My other point relates to “journalist”. I may be behind the times and not know how it is defined in law, but “journalist” seems a very broad definition. There are professional journalists—I quite accept that this amendment should cover them—but there are in my experience other journalists, some of whom call themselves bloggers and others who call themselves contributors to particular types of publications. It might not be in the interests of security that those people have access to such material. Can the Minister respond to those two points?
My Lords, I thank the Minister for tabling the amendment. It is hard to think of any reason other than journalism or academic research, but it is good that the legislation as it will be drafted allows for that possibility. As for my noble friend’s point about journalism, it has never been accurately defined. Other terrorism legislation refers to journalism, but the drafting of my noble friend’s amendment makes it quite clear that it has to be journalistic work.
We fully support government Amendment 6 in the name of the noble Baroness, Lady Williams of Trafford, and moved by the noble Earl, Lord Howe. As we have heard, it responds to concerns raised during consideration of the Bill in Committee in this House and the other place. It is a helpful amendment, as it puts in the Bill a specific provision making it clear that a person has a reasonable excuse for possession of certain material where it is for the purpose of carrying out journalistic or academic research.
Amendment 7 is an amendment to Amendment 6. I have considered it carefully and can see the point being made the noble Lord, Lord Paddick, and the noble Baroness, Lady Hamwee, but the amendment is unnecessary and would add nothing to the clause as amended by Amendment 6. As the noble Earl said, “but … not limited to” covers the other points made.
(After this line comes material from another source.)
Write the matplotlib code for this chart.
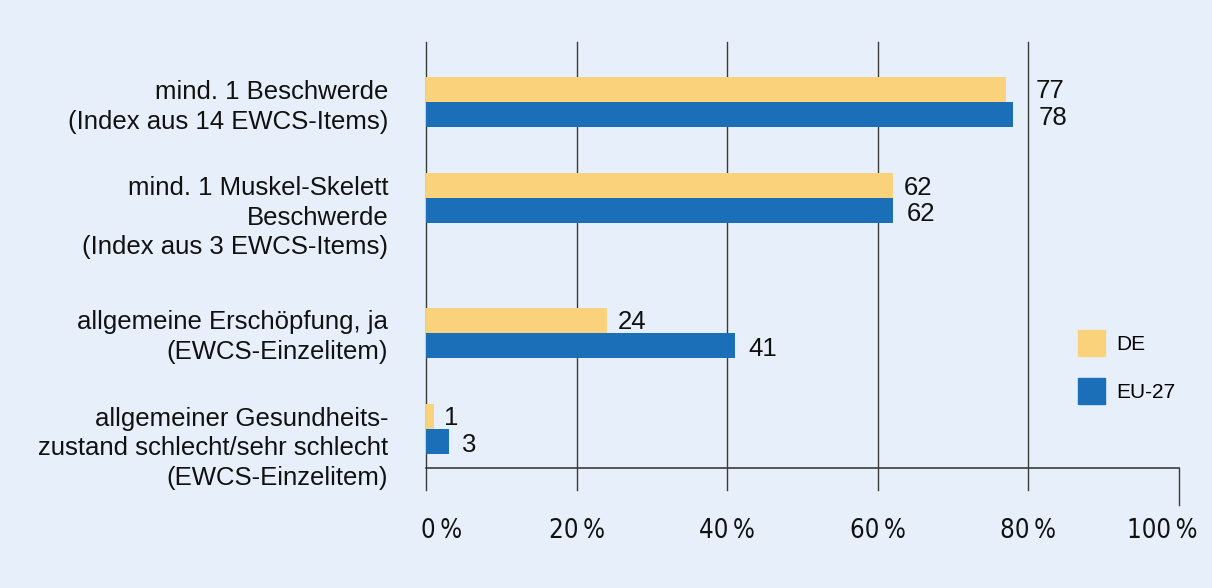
import matplotlib.pyplot as plt
import numpy as np
from matplotlib.patches import Patch
from matplotlib import font_manager

plt.rcParams["font.family"] = ["Liberation Sans", "DejaVu Sans"]

categories = [
    "mind. 1 Beschwerde\n(Index aus 14 EWCS-Items)",
    "mind. 1 Muskel-Skelett\nBeschwerde\n(Index aus 3 EWCS-Items)",
    "allgemeine Erschöpfung, ja\n(EWCS-Einzelitem)",
    "allgemeiner Gesundheits-\nzustand schlecht/sehr schlecht\n(EWCS-Einzelitem)",
]
de = [77, 62, 24, 1]
eu27 = [78, 62, 41, 3]
ticks = [0, 20, 40, 60, 80, 100]
tick_labels = ["0\u2009%", "20\u2009%", "40\u2009%", "60\u2009%", "80\u2009%", "100\u2009%"]

bg = "#E7F0FA"
c_de = "#FAD27B"
c_eu = "#1B6FB8"
line_c = "#3a3a3a"

# condensed face for the tick labels if one is installed
tick_font = dict(family="Liberation Sans", fontsize=17)
for f in font_manager.fontManager.ttflist:
    if f.name == "Liberation Sans Narrow":
        tick_font = dict(family="Liberation Sans Narrow", fontsize=20)
        break
else:
    for f in font_manager.fontManager.ttflist:
        if f.name == "DejaVu Sans" and "condensed" in str(f.stretch).lower():
            tick_font = dict(family="DejaVu Sans", fontstretch="condensed", fontsize=18.5)
            break

# group positions (layout, irregular because of label heights)
pos = np.array([0.0, 1.0, 2.4, 3.4])
h = 0.26


def label_x(v):
    # push value labels past a gridline they would touch
    x = v + 1.4
    for g in ticks[1:-1]:
        if v < g < v + 5:
            x = g + 1.0
    return x


fig = plt.figure(figsize=(12.12, 5.88), dpi=100, facecolor=bg)
ax = fig.add_axes([426 / 1212, 1 - 468 / 588, (1179 - 426) / 1212, 426 / 588])
ax.set_facecolor(bg)

ax.barh(pos - h / 2, de, height=h, color=c_de, zorder=3)
ax.barh(pos + h / 2, eu27, height=h, color=c_eu, zorder=3)

for p, v in zip(pos, de):
    ax.text(label_x(v), p - h / 2 + 0.02, str(v), va="center", ha="left", fontsize=18.5, color="#111")
for p, v in zip(pos, eu27):
    ax.text(label_x(v) + 0.4, p + h / 2 + 0.04, str(v), va="center", ha="left", fontsize=18.5, color="#111")

for p, lab in zip(pos, categories):
    ax.text(-5, p - 0.23, lab, ha="right", va="top", fontsize=18.5,
            linespacing=1.3, color="#111", clip_on=False)

ax.set_xlim(0, 100)
ax.set_ylim(3.81, -0.625)
ax.axis("off")

tr = ax.get_xaxis_transform()
for t in ticks[:-1]:
    ax.plot([t, t], [-0.052, 1.0], color=line_c, lw=1.0, transform=tr, clip_on=False, zorder=2)
ax.plot([100, 100], [-0.087, 0.0], color=line_c, lw=1.0, transform=tr, clip_on=False, zorder=2)
ax.plot([0, 100], [0, 0], color=line_c, lw=1.2, transform=tr, clip_on=False, zorder=2)

for i, (t, lab) in enumerate(zip(ticks, tick_labels)):
    ha, x = "center", t
    if i == 0:
        ha, x = "left", t - 0.7
    elif i == len(ticks) - 1:
        ha, x = "right", t + 2.4
    ax.text(x, -0.148, lab, ha=ha, va="center", transform=tr, clip_on=False,
            color="#111", **tick_font)

handles = [Patch(color=c_de, label="DE"), Patch(color=c_eu, label="EU-27")]
fig.legend(handles=handles, loc="upper left", bbox_to_anchor=(1059 / 1212, 1 - 311 / 588),
           frameon=False, fontsize=15, handlelength=1.3, handleheight=1.55,
           labelspacing=1.05, handletextpad=0.55)

fig.savefig("out.png", dpi=100, facecolor=bg)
As amended the clause is fine; I do not think that we need the other amendment. The noble Marquess, Lord Lothian, made some important points which I hope the Minister will respond to, but we support the government amendment.
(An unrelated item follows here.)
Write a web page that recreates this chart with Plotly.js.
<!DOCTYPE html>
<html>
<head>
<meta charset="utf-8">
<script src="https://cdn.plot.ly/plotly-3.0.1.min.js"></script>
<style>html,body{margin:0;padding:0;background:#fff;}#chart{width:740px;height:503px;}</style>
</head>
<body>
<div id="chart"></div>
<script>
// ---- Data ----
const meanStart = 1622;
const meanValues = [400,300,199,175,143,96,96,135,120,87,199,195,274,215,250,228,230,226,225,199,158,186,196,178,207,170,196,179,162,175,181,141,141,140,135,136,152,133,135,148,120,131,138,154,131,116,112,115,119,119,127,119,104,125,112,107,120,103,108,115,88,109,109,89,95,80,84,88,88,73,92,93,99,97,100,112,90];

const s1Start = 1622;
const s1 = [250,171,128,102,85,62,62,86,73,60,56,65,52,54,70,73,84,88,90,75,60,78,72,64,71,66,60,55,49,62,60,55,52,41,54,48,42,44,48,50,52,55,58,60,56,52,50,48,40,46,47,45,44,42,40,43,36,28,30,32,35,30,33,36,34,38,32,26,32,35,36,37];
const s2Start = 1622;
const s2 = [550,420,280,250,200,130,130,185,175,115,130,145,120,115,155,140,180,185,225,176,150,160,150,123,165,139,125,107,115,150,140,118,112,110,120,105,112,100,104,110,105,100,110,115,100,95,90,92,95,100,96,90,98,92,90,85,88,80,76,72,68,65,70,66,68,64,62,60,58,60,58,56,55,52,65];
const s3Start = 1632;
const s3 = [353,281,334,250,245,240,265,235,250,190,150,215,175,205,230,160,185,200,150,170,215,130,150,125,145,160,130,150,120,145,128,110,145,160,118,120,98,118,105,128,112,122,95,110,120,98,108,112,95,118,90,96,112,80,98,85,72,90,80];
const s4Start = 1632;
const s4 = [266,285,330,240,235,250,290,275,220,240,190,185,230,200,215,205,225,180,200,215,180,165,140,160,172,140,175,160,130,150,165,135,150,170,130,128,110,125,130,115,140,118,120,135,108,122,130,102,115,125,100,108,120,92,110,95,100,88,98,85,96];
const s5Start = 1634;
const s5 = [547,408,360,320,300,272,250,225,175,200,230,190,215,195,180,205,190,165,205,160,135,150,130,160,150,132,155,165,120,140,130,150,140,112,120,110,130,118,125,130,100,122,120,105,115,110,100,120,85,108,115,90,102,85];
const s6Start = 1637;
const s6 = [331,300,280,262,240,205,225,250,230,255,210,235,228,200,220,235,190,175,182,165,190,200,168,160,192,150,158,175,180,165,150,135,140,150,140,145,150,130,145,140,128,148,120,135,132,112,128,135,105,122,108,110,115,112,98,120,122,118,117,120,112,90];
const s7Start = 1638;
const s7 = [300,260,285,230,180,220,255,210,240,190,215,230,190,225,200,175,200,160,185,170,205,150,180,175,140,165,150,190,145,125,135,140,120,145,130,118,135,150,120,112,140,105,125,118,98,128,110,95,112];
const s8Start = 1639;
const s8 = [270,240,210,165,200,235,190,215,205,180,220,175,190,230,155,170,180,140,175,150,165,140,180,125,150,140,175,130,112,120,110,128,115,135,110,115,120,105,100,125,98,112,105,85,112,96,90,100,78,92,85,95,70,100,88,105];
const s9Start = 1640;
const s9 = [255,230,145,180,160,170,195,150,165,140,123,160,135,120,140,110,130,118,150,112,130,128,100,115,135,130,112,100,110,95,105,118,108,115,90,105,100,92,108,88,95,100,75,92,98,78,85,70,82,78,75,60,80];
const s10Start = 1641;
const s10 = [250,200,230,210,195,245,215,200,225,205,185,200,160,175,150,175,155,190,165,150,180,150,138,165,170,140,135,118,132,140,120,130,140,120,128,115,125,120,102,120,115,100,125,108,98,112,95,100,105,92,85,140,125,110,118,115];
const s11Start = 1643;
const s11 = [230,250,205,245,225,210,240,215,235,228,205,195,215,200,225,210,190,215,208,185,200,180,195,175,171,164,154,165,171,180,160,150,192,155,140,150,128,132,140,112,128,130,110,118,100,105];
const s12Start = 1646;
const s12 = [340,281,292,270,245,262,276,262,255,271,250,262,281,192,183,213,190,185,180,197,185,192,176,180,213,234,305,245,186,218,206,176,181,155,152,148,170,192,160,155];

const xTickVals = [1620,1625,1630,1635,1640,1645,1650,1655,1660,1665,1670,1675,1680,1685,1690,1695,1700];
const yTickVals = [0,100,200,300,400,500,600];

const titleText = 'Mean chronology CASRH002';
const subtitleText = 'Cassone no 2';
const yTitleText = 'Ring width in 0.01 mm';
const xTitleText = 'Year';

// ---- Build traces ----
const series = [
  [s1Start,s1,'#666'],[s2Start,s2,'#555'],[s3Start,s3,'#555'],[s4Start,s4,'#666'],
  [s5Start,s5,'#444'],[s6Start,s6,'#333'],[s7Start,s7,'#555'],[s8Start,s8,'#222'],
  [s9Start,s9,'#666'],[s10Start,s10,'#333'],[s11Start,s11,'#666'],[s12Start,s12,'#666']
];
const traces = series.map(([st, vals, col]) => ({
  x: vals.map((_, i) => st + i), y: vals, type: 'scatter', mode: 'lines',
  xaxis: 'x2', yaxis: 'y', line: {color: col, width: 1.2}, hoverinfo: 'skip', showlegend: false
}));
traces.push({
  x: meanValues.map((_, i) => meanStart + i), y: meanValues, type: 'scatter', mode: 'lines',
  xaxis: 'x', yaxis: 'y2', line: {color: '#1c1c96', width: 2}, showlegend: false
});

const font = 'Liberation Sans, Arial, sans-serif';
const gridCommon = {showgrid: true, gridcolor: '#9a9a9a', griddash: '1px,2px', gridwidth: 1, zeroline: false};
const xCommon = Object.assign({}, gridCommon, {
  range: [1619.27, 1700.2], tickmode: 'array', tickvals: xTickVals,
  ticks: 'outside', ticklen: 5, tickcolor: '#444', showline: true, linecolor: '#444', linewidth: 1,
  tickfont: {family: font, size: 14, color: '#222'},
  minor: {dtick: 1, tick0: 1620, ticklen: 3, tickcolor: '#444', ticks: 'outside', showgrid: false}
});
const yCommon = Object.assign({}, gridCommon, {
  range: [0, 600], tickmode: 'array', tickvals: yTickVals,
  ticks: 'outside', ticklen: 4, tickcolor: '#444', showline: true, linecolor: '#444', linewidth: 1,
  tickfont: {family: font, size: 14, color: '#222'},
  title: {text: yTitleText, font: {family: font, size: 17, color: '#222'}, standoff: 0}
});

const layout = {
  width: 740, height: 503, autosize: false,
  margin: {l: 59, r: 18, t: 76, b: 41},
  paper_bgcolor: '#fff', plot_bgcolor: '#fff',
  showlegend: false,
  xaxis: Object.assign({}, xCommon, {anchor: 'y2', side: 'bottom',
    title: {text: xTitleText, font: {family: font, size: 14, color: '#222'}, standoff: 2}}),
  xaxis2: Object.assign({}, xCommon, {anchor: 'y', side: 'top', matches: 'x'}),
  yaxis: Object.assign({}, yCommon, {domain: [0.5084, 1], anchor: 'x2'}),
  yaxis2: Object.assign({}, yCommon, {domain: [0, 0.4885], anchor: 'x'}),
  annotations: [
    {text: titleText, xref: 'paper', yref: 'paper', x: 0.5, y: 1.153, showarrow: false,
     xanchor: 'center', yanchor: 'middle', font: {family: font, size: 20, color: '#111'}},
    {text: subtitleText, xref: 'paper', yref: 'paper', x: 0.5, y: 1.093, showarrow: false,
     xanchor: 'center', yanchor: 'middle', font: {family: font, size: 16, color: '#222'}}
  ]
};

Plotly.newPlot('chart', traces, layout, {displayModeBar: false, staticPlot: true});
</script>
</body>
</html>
My Lords, I am grateful to all noble Lords who have spoken, especially for the supportive comments from the noble Baroness, Lady Jones, and my noble friend Lord Attlee, but also for the very helpful remarks from the noble Lord, Lord Kennedy. I shall endeavour to cover all questions that have been put.
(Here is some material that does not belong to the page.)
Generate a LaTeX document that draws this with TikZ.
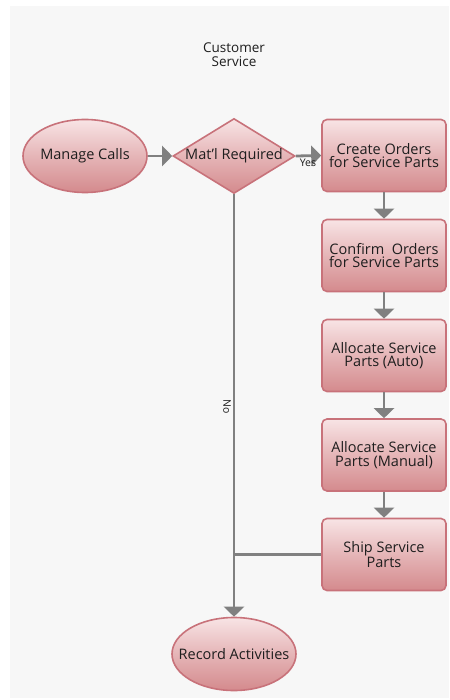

The noble Baroness, Lady Hamwee, asked a drafting question. She asked where paragraph (a) will actually fall in the text. I can tell her that paragraph (a) will begin with the words after line 40 on page 2, so I hope that it will run in the broad way rather than the narrow way in which she hoped it would.
The last words of line 40 read,
“in which at the time” and the next line starts, “of the person’s action”. As I said, I identified two places in line 40 where paragraph (a) might be inserted. It is a drafting point but also a point of substance, because where paragraph (a) starts actually affects the whole of the point. Can the Minister give a little more assistance?
My Lords, I was not as precise as I should have been. The words after,
“(but are not limited to) those in which”,
will become paragraph (a). So it will read,
“(but are not limited to) those in which (a) at the time of the person’s action or possession, the person did not know”,
et cetera. Paragraph (b) will follow after line 44. I hope that that clarifies the point.
My noble friend Lord Lothian asked a series of very reasonable questions about the meaning of the words “journalist” and “academic”. The distinction between journalism that constitutes a reasonable excuse and that which does not, for the purpose of this offence, will inevitably be highly fact-specific. As several noble Lords commented in earlier debates on the Bill, it is just not possible to provide in advance an exhaustive definition of a journalist or of a legitimate journalist. This is something that we are clear needs to be determined by a jury in particular cases on the basis of all the evidence. We have made it clear that our amendment adds an indicative list of categories of reasonable excuse and does not provide either an exhaustive list or an absolute exemption. It is important to remember that juries will retain their existing discretion to decide whether a particular excuse is reasonable on a case-by-case basis. The same logic would apply to the meaning of the word “academic”. The category of person that my noble friend described might or might not be considered by a jury to be an academic: it would depend on the facts of the case. The jury might consider that there was still a reasonable excuse for a particular individual. I hope that that is helpful.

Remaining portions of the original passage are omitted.